## Begin Entries shown

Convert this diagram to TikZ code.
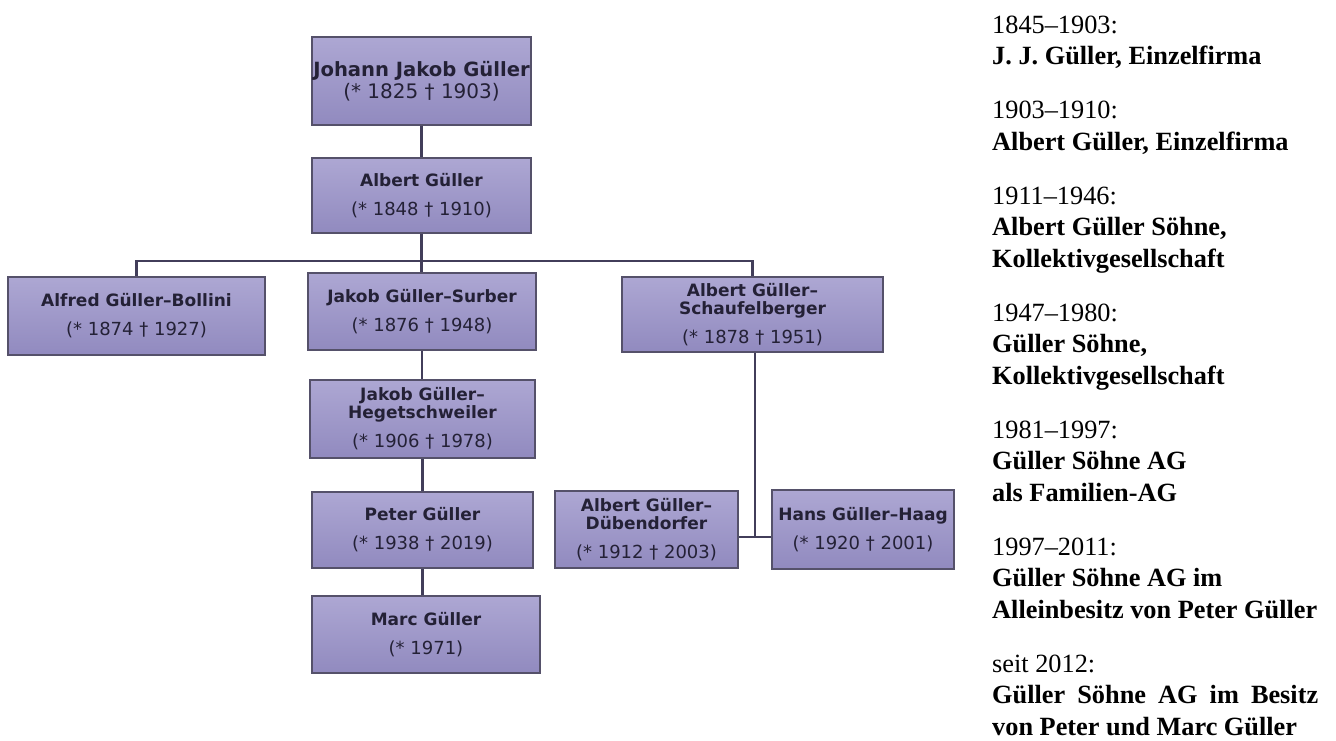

## End Entries shown
## Begin Entries shown

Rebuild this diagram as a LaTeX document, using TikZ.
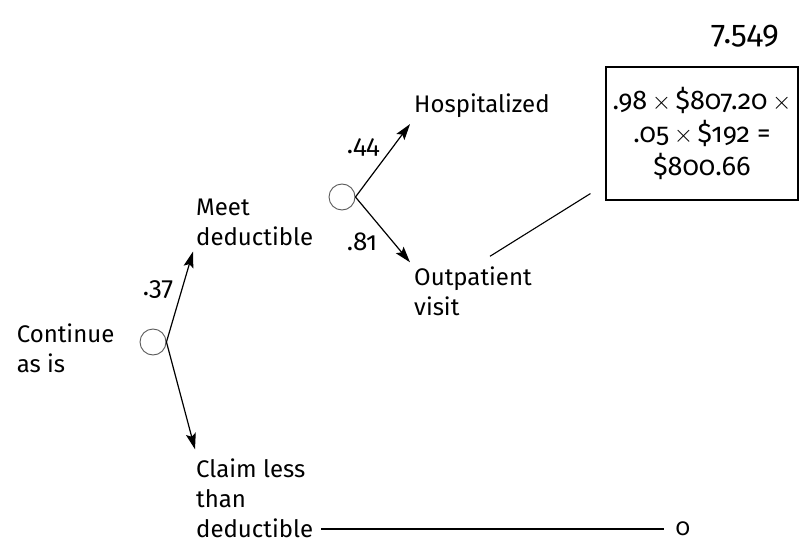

## End Entries shown
## Begin Entries shown

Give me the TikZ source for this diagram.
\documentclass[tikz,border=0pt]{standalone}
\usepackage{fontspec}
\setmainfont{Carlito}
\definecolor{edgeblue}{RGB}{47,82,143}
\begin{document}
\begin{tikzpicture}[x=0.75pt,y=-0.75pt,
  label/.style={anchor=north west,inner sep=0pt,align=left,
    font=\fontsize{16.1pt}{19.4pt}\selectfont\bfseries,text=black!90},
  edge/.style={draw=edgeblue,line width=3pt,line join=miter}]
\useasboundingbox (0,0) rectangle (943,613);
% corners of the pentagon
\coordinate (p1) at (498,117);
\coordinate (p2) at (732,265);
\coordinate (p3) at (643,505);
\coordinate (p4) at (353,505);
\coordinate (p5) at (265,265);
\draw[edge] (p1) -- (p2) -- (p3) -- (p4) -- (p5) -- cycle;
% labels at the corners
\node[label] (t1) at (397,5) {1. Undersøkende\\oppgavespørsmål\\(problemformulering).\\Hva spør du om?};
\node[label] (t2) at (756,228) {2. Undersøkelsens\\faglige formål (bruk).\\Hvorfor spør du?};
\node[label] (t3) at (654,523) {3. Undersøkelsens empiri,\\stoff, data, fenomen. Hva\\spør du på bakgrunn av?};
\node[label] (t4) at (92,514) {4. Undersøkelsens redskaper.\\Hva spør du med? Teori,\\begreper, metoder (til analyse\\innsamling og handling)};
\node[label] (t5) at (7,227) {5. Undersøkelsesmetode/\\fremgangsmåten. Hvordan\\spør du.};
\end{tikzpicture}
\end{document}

## End Entries shown

* _What is needed_
Check the data for the word "diagram" and pull out the lines that have it.

* _Expected answer_
Convert this diagram to TikZ code.
Rebuild this diagram as a LaTeX document, using TikZ.
Give me the TikZ source for this diagram.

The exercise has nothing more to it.